Perhaps the polyglot name Villa (Italian word that appeals to tourists) des Anges (French and heavenly) should have tipped us off—no self-respecting French estate would have reached across the border for that noun. For the record, the wine tastes like lightly flavored water. But if you’re looking for a gulper . . .

The Origins of St. Valentine’s Day

A parliament of fowlsWe can thank Chaucer, apparently, for the convention of the feast day of St.
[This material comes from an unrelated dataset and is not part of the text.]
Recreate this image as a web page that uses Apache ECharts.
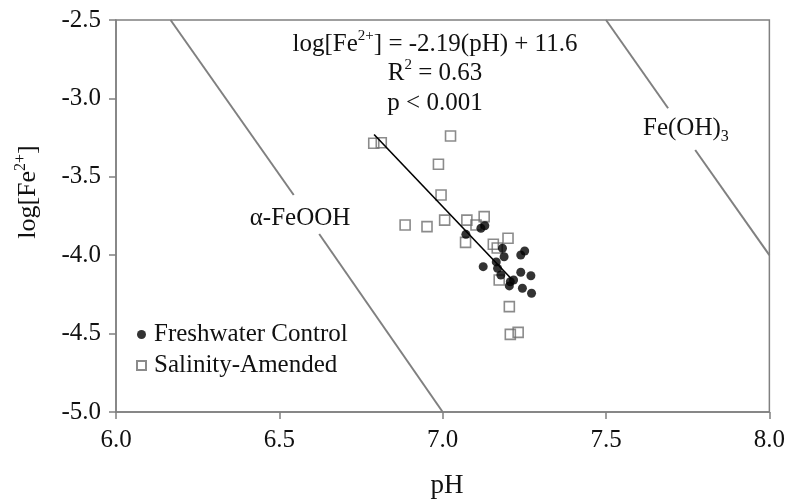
<!DOCTYPE html>
<html>
<head>
<meta charset="utf-8">
<script src="https://cdn.jsdelivr.net/npm/echarts@6/dist/echarts.min.js"></script>
<style>
  html, body { margin: 0; padding: 0; background: #fff; }
  #chart { width: 788px; height: 500px; }
</style>
</head>
<body>
<div id="chart"></div>
<script>
// [pH, log[Fe2+]]
var freshwater = [
  [7.071, -3.867], [7.117, -3.828], [7.129, -3.812], [7.124, -4.073],
  [7.183, -3.956], [7.188, -4.010], [7.164, -4.043], [7.168, -4.084],
  [7.178, -4.126], [7.207, -4.169], [7.217, -4.158], [7.204, -4.196],
  [7.239, -3.999], [7.251, -3.973], [7.239, -4.109], [7.270, -4.131],
  [7.244, -4.211], [7.272, -4.243]
]
var salinity = [
  [6.789, -3.286], [6.812, -3.283], [7.024, -3.240], [6.987, -3.420],
  [6.995, -3.616], [6.885, -3.807], [6.952, -3.818], [7.006, -3.776],
  [7.074, -3.776], [7.102, -3.807], [7.127, -3.754], [7.070, -3.918],
  [7.155, -3.930], [7.167, -3.954], [7.200, -3.892], [7.173, -4.158],
  [7.204, -4.328], [7.207, -4.505], [7.231, -4.492]
]
// fitted line log[Fe2+] = -2.19(pH) + 11.6, ends as drawn
var regLine = [[6.79, -3.23], [7.21, -4.15]]
// stability boundaries, split where the labels sit
var feoohUpper = [[6.167, -2.5], [6.544, -3.616]]
var feoohLower = [[6.622, -3.865], [7.0, -5.0]]
var feoh3Upper = [[7.5, -2.5], [7.690, -3.063]]
var feoh3Lower = [[7.773, -3.329], [8.0, -4.0]]

var xTicks = { min: 6.0, max: 8.0, interval: 0.5 }
var yTicks = { min: -5.0, max: -2.5, interval: 0.5 }

var serif = 'Liberation Serif'
var ink = '#111'
var gray = '#808080'

function boundary(data) {
  return {
    type: 'line',
    data: data,
    showSymbol: false,
    silent: true,
    lineStyle: { color: gray, width: 2 },
    z: 1
  }
}

var chart = echarts.init(document.getElementById('chart'), null, { renderer: 'canvas' })
var option = {
  animation: false,
  grid: {
    left: 116, right: 17, top: 20, bottom: 88,
    show: true, borderColor: gray, borderWidth: 1.5
  },
  legend: {
    data: ['Freshwater Control', 'Salinity-Amended'],
    orient: 'vertical',
    left: 136,
    top: 319,
    padding: 0,
    itemGap: 0,
    itemWidth: 9,
    itemHeight: 9,
    textStyle: {
      fontFamily: serif, fontSize: 25, color: ink,
      lineHeight: 31, padding: [0, 0, 0, 3]
    }
  },
  xAxis: {
    type: 'value',
    min: xTicks.min, max: xTicks.max, interval: xTicks.interval,
    splitLine: { show: false },
    axisLine: { lineStyle: { color: gray, width: 1.5 } },
    axisTick: { length: 7, lineStyle: { color: gray, width: 1.5 } },
    axisLabel: {
      margin: 16, fontFamily: serif, fontSize: 25, color: ink,
      formatter: function (v) { return v.toFixed(1) }
    }
  },
  yAxis: {
    type: 'value',
    min: yTicks.min, max: yTicks.max, interval: yTicks.interval,
    splitLine: { show: false },
    axisLine: { lineStyle: { color: gray, width: 1.5 } },
    axisTick: { length: 7, lineStyle: { color: gray, width: 1.5 } },
    axisLabel: {
      margin: 15, fontFamily: serif, fontSize: 25, color: ink,
      formatter: function (v) { return v.toFixed(1) }
    }
  },
  series: [
    boundary(feoohUpper),
    boundary(feoohLower),
    boundary(feoh3Upper),
    boundary(feoh3Lower),
    {
      name: 'Salinity-Amended',
      type: 'scatter',
      data: salinity,
      symbol: 'rect',
      symbolSize: 10,
      itemStyle: { color: 'rgba(255,255,255,0)', borderColor: '#6e6e6e', borderWidth: 1.6 },
      z: 2
    },
    {
      type: 'line',
      data: regLine,
      showSymbol: false,
      silent: true,
      lineStyle: { color: '#000', width: 1.6 },
      z: 3
    },
    {
      name: 'Freshwater Control',
      type: 'scatter',
      data: freshwater,
      symbol: 'circle',
      symbolSize: 9,
      itemStyle: { color: '#000' },
      z: 4
    }
  ],
  graphic: [
    {
      type: 'text', x: 435, y: 44,
      style: {
        text: 'log[Fe{sup|2+}] = -2.19(pH) + 11.6',
        font: '25px ' + serif, fill: ink, align: 'center', verticalAlign: 'middle',
        lineHeight: 30,
        rich: { sup: { fontSize: 15, fontFamily: serif, verticalAlign: 'top', lineHeight: 14, fill: ink } }
      }
    },
    {
      type: 'text', x: 435, y: 73,
      style: {
        text: 'R{sup|2} = 0.63',
        font: '25px ' + serif, fill: ink, align: 'center', verticalAlign: 'middle',
        lineHeight: 30,
        rich: { sup: { fontSize: 15, fontFamily: serif, verticalAlign: 'top', lineHeight: 14, fill: ink } }
      }
    },
    {
      type: 'text', x: 435, y: 103,
      style: {
        text: 'p < 0.001',
        font: '25px ' + serif, fill: ink, align: 'center', verticalAlign: 'middle'
      }
    },
    {
      type: 'text', x: 643, y: 128,
      style: {
        text: 'Fe(OH){sub|3}',
        font: '25px ' + serif, fill: ink, align: 'left', verticalAlign: 'middle',
        lineHeight: 34,
        rich: { sub: { fontSize: 16, fontFamily: serif, verticalAlign: 'bottom', lineHeight: 12, fill: ink } }
      }
    },
    {
      type: 'text', x: 300, y: 218,
      style: {
        text: 'α-FeOOH',
        font: '25px ' + serif, fill: ink, align: 'center', verticalAlign: 'middle'
      }
    },
    {
      type: 'text', x: 447, y: 486,
      style: {
        text: 'pH',
        font: '27px ' + serif, fill: ink, align: 'center', verticalAlign: 'middle'
      }
    },
    {
      type: 'text', x: 28, y: 192, rotation: Math.PI / 2,
      style: {
        text: 'log[Fe{sup|2+}]',
        font: '26px ' + serif, fill: ink, align: 'center', verticalAlign: 'middle',
        lineHeight: 30,
        rich: { sup: { fontSize: 16, fontFamily: serif, verticalAlign: 'top', lineHeight: 14, fill: ink } }
      }
    }
  ]
}
chart.setOption(option)
</script>
</body>
</html>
Valentine being a day for lovers.

The name Valentine belongs to several early Christian martyrs, including one who was apprehended for performing marriages.

But the first reference to the feast day of one of these saints being a day for match-making comes from Chaucer, who wrote the following in his poem The Parlement of Foules (The Parliament of Fowls):

For this was on seynt Valentynes day,
Whan every foul cometh there to chese his make,
Of every kynde that men thynke may,
And that so huge a noyse gan they make
That erthe, and eyr, and tre, and every lake
So ful was, that unethe there was space
For me to stonde, so was ful al the place.

Amid the huge “noyse” that Hallmark and others will make on St. Valentine’s Day, with restaurants so “ful” that you might need to “stonde” a while at the bar, may the day be felicitous one for you, and may you “chese a make” (and perhaps eek maken meloyde) with “ful devout corage.”

Venerable

I’m finally reading the Meditations of Marcus Aurelius (the Gregory Hays translation). I was struck by this passage:

Not to be sidetracked by my interest in rhetoric. Not to write treatises on abstract questions, or deliver moralizing little sermons, or compose imaginary descriptions of The Simple Life or The Man Who Lives Only for Others. (p. 6)

Some themes were cliches two thousand years ago, and a wise man knew not to indulge in them.